Transcribe each record below word for word.

## LISTED RECORDS
========

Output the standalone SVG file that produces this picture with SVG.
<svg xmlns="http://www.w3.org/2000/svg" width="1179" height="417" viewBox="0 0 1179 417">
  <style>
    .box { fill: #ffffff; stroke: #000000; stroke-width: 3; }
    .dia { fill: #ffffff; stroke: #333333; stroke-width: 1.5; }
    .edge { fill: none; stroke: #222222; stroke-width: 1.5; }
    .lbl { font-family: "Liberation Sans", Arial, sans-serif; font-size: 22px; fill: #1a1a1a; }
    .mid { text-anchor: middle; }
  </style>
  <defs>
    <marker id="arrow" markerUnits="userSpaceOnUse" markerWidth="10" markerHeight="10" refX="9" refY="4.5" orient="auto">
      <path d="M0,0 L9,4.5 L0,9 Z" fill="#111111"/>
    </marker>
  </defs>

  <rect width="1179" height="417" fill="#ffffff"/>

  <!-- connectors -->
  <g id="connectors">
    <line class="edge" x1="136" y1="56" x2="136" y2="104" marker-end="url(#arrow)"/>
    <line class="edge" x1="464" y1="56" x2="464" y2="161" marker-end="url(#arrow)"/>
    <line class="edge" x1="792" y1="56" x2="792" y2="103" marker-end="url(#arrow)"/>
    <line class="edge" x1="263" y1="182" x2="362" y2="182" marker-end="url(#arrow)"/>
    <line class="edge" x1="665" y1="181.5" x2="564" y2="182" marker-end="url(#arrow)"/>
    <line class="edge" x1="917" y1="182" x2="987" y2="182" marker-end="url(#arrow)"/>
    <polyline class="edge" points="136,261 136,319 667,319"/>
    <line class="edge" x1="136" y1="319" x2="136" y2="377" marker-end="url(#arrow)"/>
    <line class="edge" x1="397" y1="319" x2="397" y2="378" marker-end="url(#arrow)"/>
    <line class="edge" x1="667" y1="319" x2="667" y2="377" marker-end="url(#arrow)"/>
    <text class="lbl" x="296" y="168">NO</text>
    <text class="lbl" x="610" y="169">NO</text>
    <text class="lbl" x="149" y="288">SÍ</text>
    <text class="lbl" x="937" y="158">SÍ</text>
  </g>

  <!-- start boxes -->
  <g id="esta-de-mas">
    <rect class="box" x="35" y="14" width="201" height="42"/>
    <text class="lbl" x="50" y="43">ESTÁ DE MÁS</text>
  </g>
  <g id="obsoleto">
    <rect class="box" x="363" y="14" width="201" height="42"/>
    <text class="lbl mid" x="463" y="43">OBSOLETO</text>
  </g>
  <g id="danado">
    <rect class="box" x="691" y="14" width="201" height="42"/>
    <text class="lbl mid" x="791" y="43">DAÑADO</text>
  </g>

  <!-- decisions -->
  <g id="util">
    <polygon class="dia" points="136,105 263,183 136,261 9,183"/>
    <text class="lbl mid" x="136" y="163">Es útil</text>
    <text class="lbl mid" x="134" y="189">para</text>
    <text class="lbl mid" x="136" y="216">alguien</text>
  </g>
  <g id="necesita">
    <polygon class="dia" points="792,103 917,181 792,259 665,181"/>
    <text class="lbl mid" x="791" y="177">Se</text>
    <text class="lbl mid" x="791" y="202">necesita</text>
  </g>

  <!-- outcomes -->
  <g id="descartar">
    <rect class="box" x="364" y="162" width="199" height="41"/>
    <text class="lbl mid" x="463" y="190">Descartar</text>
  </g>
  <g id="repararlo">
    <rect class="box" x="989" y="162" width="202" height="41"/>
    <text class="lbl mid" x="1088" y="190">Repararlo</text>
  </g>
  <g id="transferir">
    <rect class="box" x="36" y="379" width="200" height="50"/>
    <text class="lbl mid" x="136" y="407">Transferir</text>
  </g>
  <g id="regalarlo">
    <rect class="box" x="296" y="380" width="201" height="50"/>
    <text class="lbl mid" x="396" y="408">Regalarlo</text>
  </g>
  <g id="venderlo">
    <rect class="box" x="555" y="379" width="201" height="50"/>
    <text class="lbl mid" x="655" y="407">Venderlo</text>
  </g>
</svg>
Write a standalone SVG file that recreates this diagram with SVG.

========

## WRITTEN RESPONSE
Output the standalone SVG file that produces this picture with SVG.
<svg xmlns="http://www.w3.org/2000/svg" width="1179" height="417" viewBox="0 0 1179 417">
  <style>
    .box { fill: #ffffff; stroke: #000000; stroke-width: 3; }
    .dia { fill: #ffffff; stroke: #333333; stroke-width: 1.5; }
    .edge { fill: none; stroke: #222222; stroke-width: 1.5; }
    .lbl { font-family: "Liberation Sans", Arial, sans-serif; font-size: 22px; fill: #1a1a1a; }
    .mid { text-anchor: middle; }
  </style>
  <defs>
    <marker id="arrow" markerUnits="userSpaceOnUse" markerWidth="10" markerHeight="10" refX="9" refY="4.5" orient="auto">
      <path d="M0,0 L9,4.5 L0,9 Z" fill="#111111"/>
    </marker>
  </defs>

  <rect width="1179" height="417" fill="#ffffff"/>

  <!-- connectors -->
  <g id="connectors">
    <line class="edge" x1="136" y1="56" x2="136" y2="104" marker-end="url(#arrow)"/>
    <line class="edge" x1="464" y1="56" x2="464" y2="161" marker-end="url(#arrow)"/>
    <line class="edge" x1="792" y1="56" x2="792" y2="103" marker-end="url(#arrow)"/>
    <line class="edge" x1="263" y1="182" x2="362" y2="182" marker-end="url(#arrow)"/>
    <line class="edge" x1="665" y1="181.5" x2="564" y2="182" marker-end="url(#arrow)"/>
    <line class="edge" x1="917" y1="182" x2="987" y2="182" marker-end="url(#arrow)"/>
    <polyline class="edge" points="136,261 136,319 667,319"/>
    <line class="edge" x1="136" y1="319" x2="136" y2="377" marker-end="url(#arrow)"/>
    <line class="edge" x1="397" y1="319" x2="397" y2="378" marker-end="url(#arrow)"/>
    <line class="edge" x1="667" y1="319" x2="667" y2="377" marker-end="url(#arrow)"/>
    <text class="lbl" x="296" y="168">NO</text>
    <text class="lbl" x="610" y="169">NO</text>
    <text class="lbl" x="149" y="288">SÍ</text>
    <text class="lbl" x="937" y="158">SÍ</text>
  </g>

  <!-- start boxes -->
  <g id="esta-de-mas">
    <rect class="box" x="35" y="14" width="201" height="42"/>
    <text class="lbl" x="50" y="43">ESTÁ DE MÁS</text>
  </g>
  <g id="obsoleto">
    <rect class="box" x="363" y="14" width="201" height="42"/>
    <text class="lbl mid" x="463" y="43">OBSOLETO</text>
  </g>
  <g id="danado">
    <rect class="box" x="691" y="14" width="201" height="42"/>
    <text class="lbl mid" x="791" y="43">DAÑADO</text>
  </g>

  <!-- decisions -->
  <g id="util">
    <polygon class="dia" points="136,105 263,183 136,261 9,183"/>
    <text class="lbl mid" x="136" y="163">Es útil</text>
    <text class="lbl mid" x="134" y="189">para</text>
    <text class="lbl mid" x="136" y="216">alguien</text>
  </g>
  <g id="necesita">
    <polygon class="dia" points="792,103 917,181 792,259 665,181"/>
    <text class="lbl mid" x="791" y="177">Se</text>
    <text class="lbl mid" x="791" y="202">necesita</text>
  </g>

  <!-- outcomes -->
  <g id="descartar">
    <rect class="box" x="364" y="162" width="199" height="41"/>
    <text class="lbl mid" x="463" y="190">Descartar</text>
  </g>
  <g id="repararlo">
    <rect class="box" x="989" y="162" width="202" height="41"/>
    <text class="lbl mid" x="1088" y="190">Repararlo</text>
  </g>
  <g id="transferir">
    <rect class="box" x="36" y="379" width="200" height="50"/>
    <text class="lbl mid" x="136" y="407">Transferir</text>
  </g>
  <g id="regalarlo">
    <rect class="box" x="296" y="380" width="201" height="50"/>
    <text class="lbl mid" x="396" y="408">Regalarlo</text>
  </g>
  <g id="venderlo">
    <rect class="box" x="555" y="379" width="201" height="50"/>
    <text class="lbl mid" x="655" y="407">Venderlo</text>
  </g>
</svg>
Write a standalone SVG file that recreates this diagram with SVG.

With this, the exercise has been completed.